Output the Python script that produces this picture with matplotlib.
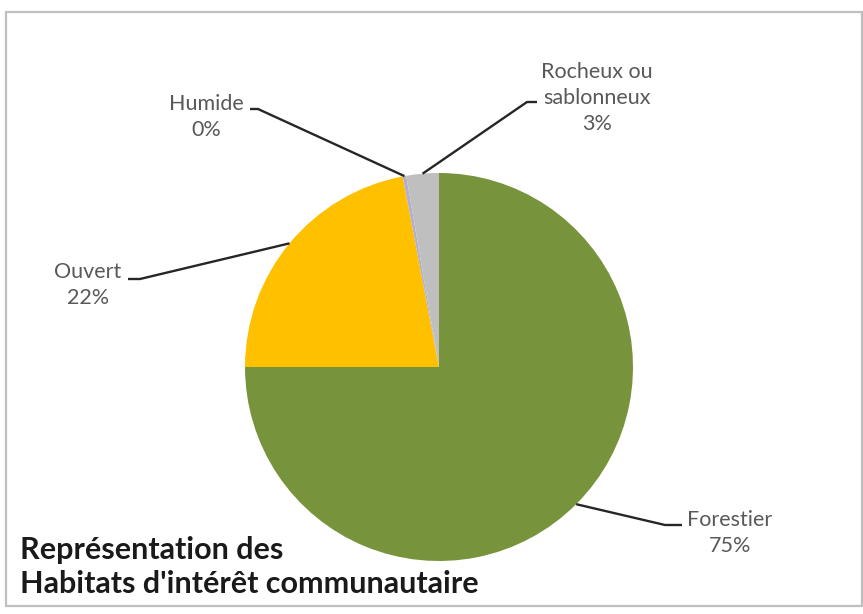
"""Pie chart: Représentation des Habitats d'intérêt communautaire."""

import matplotlib.pyplot as plt
import numpy as np
from matplotlib.patches import Rectangle

# Data
categories = ["Forestier", "Ouvert", "Humide", "Rocheux ou\nsablonneux"]
shares = [75.0, 22.0, 0.3, 2.7]
colors = ["#77933C", "#FFC000", "#B4AECF", "#BFBFBF"]

# Layout (pixels from top-left): label centre, leader elbow, leader end at text
label_xy = [(730, 533), (88, 285), (206, 117), (597, 98)]
elbow_xy = [(665, 525), (140, 279), (258, 109), (527, 102)]
end_xy = [(682, 525), (128, 279), (250, 109), (537, 102)]

W, H = 863, 614
fig = plt.figure(figsize=(W / 100, H / 100), dpi=100)
ax = fig.add_axes([0, 0, 1, 1])

cx, cy, r = 439, H - 367, 194
wedges, _ = ax.pie(shares, colors=colors, startangle=90, counterclock=False,
                   center=(cx, cy), radius=r, wedgeprops=dict(linewidth=0))
ax.set_xlim(0, W)
ax.set_ylim(0, H)
ax.set_aspect("equal")
ax.axis("off")

# chart border
ax.add_patch(Rectangle((6, H - 606), 856, 594, fill=False,
                       edgecolor="#BFBFBF", linewidth=1.6))

for w, name, val, (lx, ly), (ex, ey), (tx, ty) in zip(
        wedges, categories, shares, label_xy, elbow_xy, end_xy):
    mid = np.deg2rad((w.theta1 + w.theta2) / 2)
    px, py = cx + r * np.cos(mid), cy + r * np.sin(mid)
    ax.plot([px, ex, tx], [py, H - ey, H - ty], color="#262626", lw=1.7,
            solid_capstyle="butt")
    ax.text(lx, H - ly, f"{name}\n{round(val)}%", ha="center", va="center",
            fontsize=15.5, family="Lato", color="#595959", linespacing=1.35)

ax.text(20, H - 567, "Représentation des\nHabitats d'intérêt communautaire",
        ha="left", va="center", fontsize=22, fontweight="bold", family="Lato",
        color="#1A1A1A", linespacing=1.25)

plt.savefig("out.png", dpi=100)
plt.close()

────

■ Problem to solve: Every line above should be repeated exactly; pictures stay out of the copy.

■ Exercise solution:
Output the Python script that produces this picture with matplotlib.
"""Pie chart: Représentation des Habitats d'intérêt communautaire."""

import matplotlib.pyplot as plt
import numpy as np
from matplotlib.patches import Rectangle

# Data
categories = ["Forestier", "Ouvert", "Humide", "Rocheux ou\nsablonneux"]
shares = [75.0, 22.0, 0.3, 2.7]
colors = ["#77933C", "#FFC000", "#B4AECF", "#BFBFBF"]

# Layout (pixels from top-left): label centre, leader elbow, leader end at text
label_xy = [(730, 533), (88, 285), (206, 117), (597, 98)]
elbow_xy = [(665, 525), (140, 279), (258, 109), (527, 102)]
end_xy = [(682, 525), (128, 279), (250, 109), (537, 102)]

W, H = 863, 614
fig = plt.figure(figsize=(W / 100, H / 100), dpi=100)
ax = fig.add_axes([0, 0, 1, 1])

cx, cy, r = 439, H - 367, 194
wedges, _ = ax.pie(shares, colors=colors, startangle=90, counterclock=False,
                   center=(cx, cy), radius=r, wedgeprops=dict(linewidth=0))
ax.set_xlim(0, W)
ax.set_ylim(0, H)
ax.set_aspect("equal")
ax.axis("off")

# chart border
ax.add_patch(Rectangle((6, H - 606), 856, 594, fill=False,
                       edgecolor="#BFBFBF", linewidth=1.6))

for w, name, val, (lx, ly), (ex, ey), (tx, ty) in zip(
        wedges, categories, shares, label_xy, elbow_xy, end_xy):
    mid = np.deg2rad((w.theta1 + w.theta2) / 2)
    px, py = cx + r * np.cos(mid), cy + r * np.sin(mid)
    ax.plot([px, ex, tx], [py, H - ey, H - ty], color="#262626", lw=1.7,
            solid_capstyle="butt")
    ax.text(lx, H - ly, f"{name}\n{round(val)}%", ha="center", va="center",
            fontsize=15.5, family="Lato", color="#595959", linespacing=1.35)

ax.text(20, H - 567, "Représentation des\nHabitats d'intérêt communautaire",
        ha="left", va="center", fontsize=22, fontweight="bold", family="Lato",
        color="#1A1A1A", linespacing=1.25)

plt.savefig("out.png", dpi=100)
plt.close()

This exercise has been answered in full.